BAG, Urteil v. 19. Mai 2015 – 9 AZR 725/13 –
Der Arbeitgeber kann den Erholungsurlaub nach Beendigung des Arbeitsverhältnisses nicht mehr wegen der Elternzeit kürzen.
Die Entscheidung
Eine in einem Seniorenheim beschäftigte Ergotherapeutin mit einem jährlichen Urlaubsanspruch von 36 Arbeitstagen befand sich seit der Geburt Ihres Sohnes im Dezember 2010 durchgehend bis zur Beendigung des Arbeitsverhältnisses im Mai 2012 in Elternzeit. Anschließend forderte sie ihren ehemaligen Arbeitgeber zur Abrechnung und Abgeltung ihrer Urlaubsansprüche aus den Jahren 2010 bis 2012 auf. Der Arbeitgeber erklärte ihr gegenüber daraufhin die Kürzung des Erholungsurlaubs wegen der Elternzeit und verweigerte eine Zahlung.
Das Arbeitsgericht hat die Klage der Arbeitnehmerin auf Urlaubsabgeltung in erster Instanz abgewiesen.

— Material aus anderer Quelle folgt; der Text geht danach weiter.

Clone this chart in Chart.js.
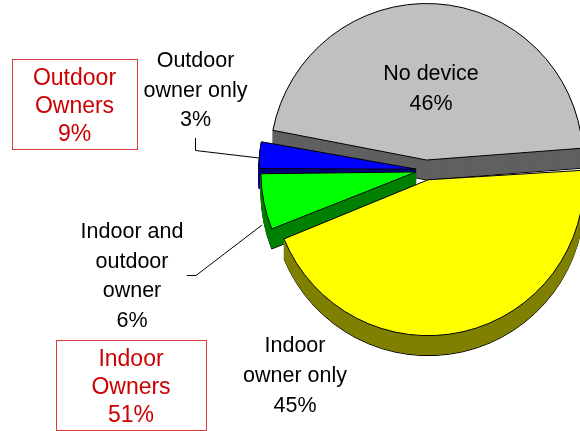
<!DOCTYPE html>
<html>
<head>
<meta charset="utf-8">
<script src="https://cdn.jsdelivr.net/npm/chart.js@4/dist/chart.umd.min.js"></script>
<style>
  body { margin: 0; background: #fff; }
  #wrap { position: relative; width: 580px; height: 431px; overflow: hidden; font-family: "Liberation Sans", Arial, sans-serif; }
  #c { position: absolute; left: 0; top: 0; }
  .lbl { position: absolute; width: 200px; text-align: center; color: #000; font-size: 21.5px; white-space: nowrap; }
  .box { position: absolute; border: 1px solid #dd3a3a; box-sizing: border-box; }
  .grp { position: absolute; width: 200px; text-align: center; color: #cc0000; font-size: 23px; line-height: 28px; white-space: nowrap; }
</style>
</head>
<body>
<div id="wrap">
  <canvas id="c" width="852" height="431"></canvas>
</div>
<script>
// slices, clockwise from the left edge of "No device"
const categories = ["No device", "Indoor owner only", "Indoor and outdoor owner", "Outdoor owner only"];
const shares = [46, 45, 6, 3];
const labelLines = [["No device"], ["Indoor", "owner only"], ["Indoor and", "outdoor", "owner"], ["Outdoor", "owner only"]];

// group totals shown in the red boxes
const groups = [["Outdoor", "Owners"], ["Indoor", "Owners"]];
const groupShares = [9, 51];

const topColors  = ["#c0c0c0", "#ffff00", "#00ff00", "#0000ff"];
const sideColors = ["#606060", "#808000", "#008000", "#000080"];
const DEPTH = 20;

// label placement: centre x, first line centre y, line height
const labelPos = [[431, 73, 30], [295, 345, 30], [132, 232, 29.5], [195.5, 61, 29.5]];
const boxPos = [[12, 59, 126, 91, 74.5, 77], [56, 340, 151, 91, 131, 358]];

const wrap = document.getElementById("wrap");
labelLines.forEach((lines, i) => {
  const [cx, y0, lh] = labelPos[i];
  const d = document.createElement("div");
  d.className = "lbl";
  d.style.left = (cx - 100) + "px";
  d.style.top = (y0 - lh / 2) + "px";
  d.style.lineHeight = lh + "px";
  d.innerHTML = [...lines, shares[i] + "%"].join("<br>");
  wrap.appendChild(d);
});
groups.forEach((lines, i) => {
  const [x, y, w, h, cx, y0] = boxPos[i];
  const b = document.createElement("div");
  b.className = "box";
  Object.assign(b.style, { left: x + "px", top: y + "px", width: w + "px", height: h + "px" });
  wrap.appendChild(b);
  const t = document.createElement("div");
  t.className = "grp";
  t.style.left = (cx - 100) + "px";
  t.style.top = (y0 - 14) + "px";
  t.innerHTML = [...lines, groupShares[i] + "%"].join("<br>");
  wrap.appendChild(t);
});

// extruded sides drawn under the slice tops, back to front
const depth3d = {
  id: "depth3d",
  beforeDatasetsDraw(chart) {
    const ctx = chart.ctx;
    const arcs = chart.getDatasetMeta(0).data;
    [0, 3, 2, 1].forEach(i => {
      const arc = arcs[i];
      const o = arc.options;
      for (let k = DEPTH; k >= 1; k--) {
        arc.options = Object.assign({}, o, {
          backgroundColor: sideColors[i],
          borderColor: k === DEPTH ? "#000" : sideColors[i],
        });
        ctx.save();
        ctx.translate(0, k);
        arc.draw(ctx);
        ctx.restore();
      }
      arc.options = o;
    });
  },
};

const leaders = {
  id: "leaders",
  afterDraw(chart) {
    const ctx = chart.ctx;
    ctx.save();
    ctx.strokeStyle = "#000";
    ctx.lineWidth = 1;
    ctx.beginPath();
    ctx.moveTo(195.5, 138); ctx.lineTo(195.5, 150.5); ctx.lineTo(259, 158);
    ctx.moveTo(187, 275.5); ctx.lineTo(196, 275.5); ctx.lineTo(262, 225);
    ctx.stroke();
    ctx.restore();
  },
};

new Chart(document.getElementById("c"), {
  type: "pie",
  data: {
    labels: categories,
    datasets: [{
      data: shares,
      backgroundColor: topColors,
      borderColor: "#000",
      borderWidth: 1,
      offset: 40,
      hoverOffset: 0,
      radius: 149,
    }],
  },
  options: {
    responsive: false,
    devicePixelRatio: 1,
    animation: false,
    events: [],
    rotation: 280.5,
    layout: { padding: { bottom: 91 } },
    plugins: { legend: { display: false }, tooltip: { enabled: false } },
  },
  plugins: [depth3d, leaders],
});
</script>
</body>
</html>
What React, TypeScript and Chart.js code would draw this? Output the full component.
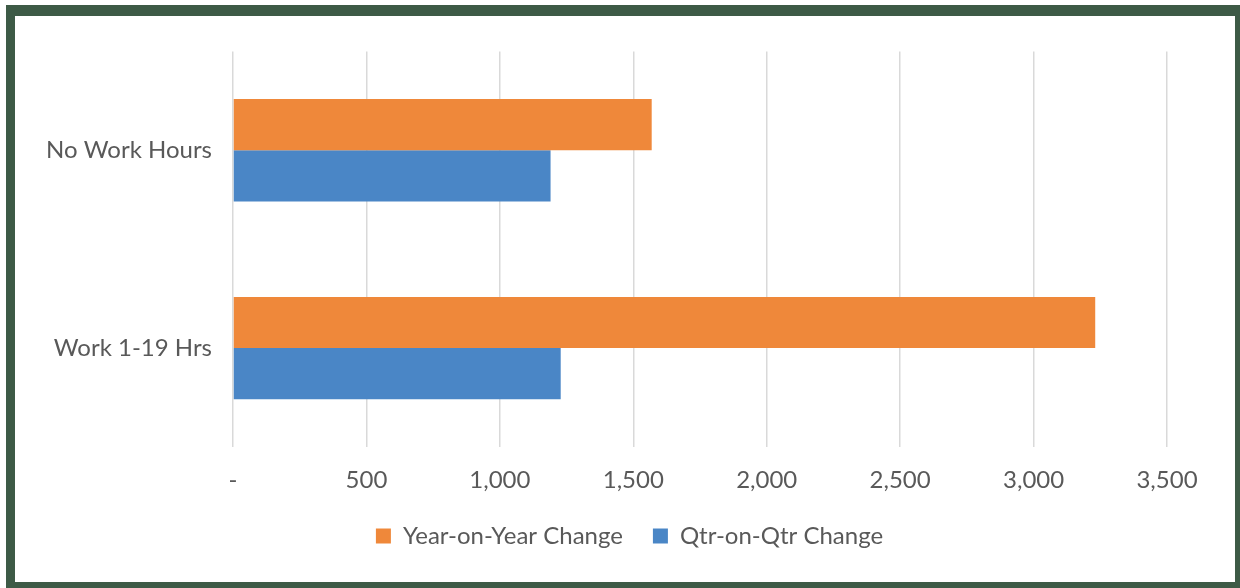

Das Landesarbeitsgericht Hamm hat der Berufung der Klägerin stattgegeben und die Kürzung für unwirksam erklärt. Die dagegen wiederum eingelegte Revision der Beklagten vor dem Bundesarbeitsgericht (BAG) blieb erfolglos.
Gem. § 17 Absatz 1 Bundeselterngeld- und Elternzeitgesetz (BEEG) darf der Arbeitgeber den Erholungsurlaub des Arbeitnehmers für jeden vollen Monat der Elternzeit um ein Zwölftel kürzen. Die Kürzung kann zwar auch noch nachträglich erfolgen, jedoch nicht mehr nach Beendigung des Arbeitsverhältnisses, so das BAG. Denn mit Beendigung wandelt sich der ursprüngliche Urlaubsanspruch in einen Urlaubsabgeltungsanspruch um. Dieser Abgeltungsanspruch stellt nach jüngerer Rechtsprechung des BAG nicht mehr ein mit dem Urlaub rechtlich gleichgestelltes Surrogat dar, sondern nur noch einen reinen Geldanspruch, auf den die für den Urlaub geltenden Bestimmungen keine Anwendung mehr finden.
Bedeutung für die Praxis
Diese Entscheidung ist für Arbeitgeber von hoher praktischer Bedeutung. Häufig wird übersehen, dass das dem Arbeitgeber gem. § 17 Abs. 1 BEEG eingeräumte Recht zur Kürzung des Erholungsurlaubs während der Elternzeit nicht zu einer automatischen Kürzung führt. Vielmehr tritt eine Kürzung nur ein, wenn sie gegenüber dem Arbeitnehmer ausdrücklich erklärt wird. Es handelt sich also um eine Kürzungsbefugnis, von der der Arbeitgeber aber auch ganz bewusst keinen Gebrauch machen kann (dann aber Vorsicht: Gleichbehandlungsgrundsatz beachten!). Soll eine Kürzung erfolgen, so kann sie frühestens ab dem Elternzeitbegehren, aber auch noch im Anschluss an die Elternzeit erklärt werden. Nach der Beendigung des Arbeitsverhältnisses ist eine Kürzung indes nicht mehr möglich, wie das BAG nun unter Aufgabe seiner Bisherigen Rechtsprechung ausdrücklich klargestellt hat. Bereits vor der Elternzeit gewährter Urlaub kann allerdings nicht mehr nachträglich gekürzt und das Urlaubsentgelt vom Arbeitgeber zurückgefordert werden. Hier gewährt § 17 Abs. 4 BEEG dem Arbeitgeber aber das Recht, den nach Beendigung der Elternzeit neu entstehenden Urlaub um den vorher zu viel gewährten Urlaub zu kürzen.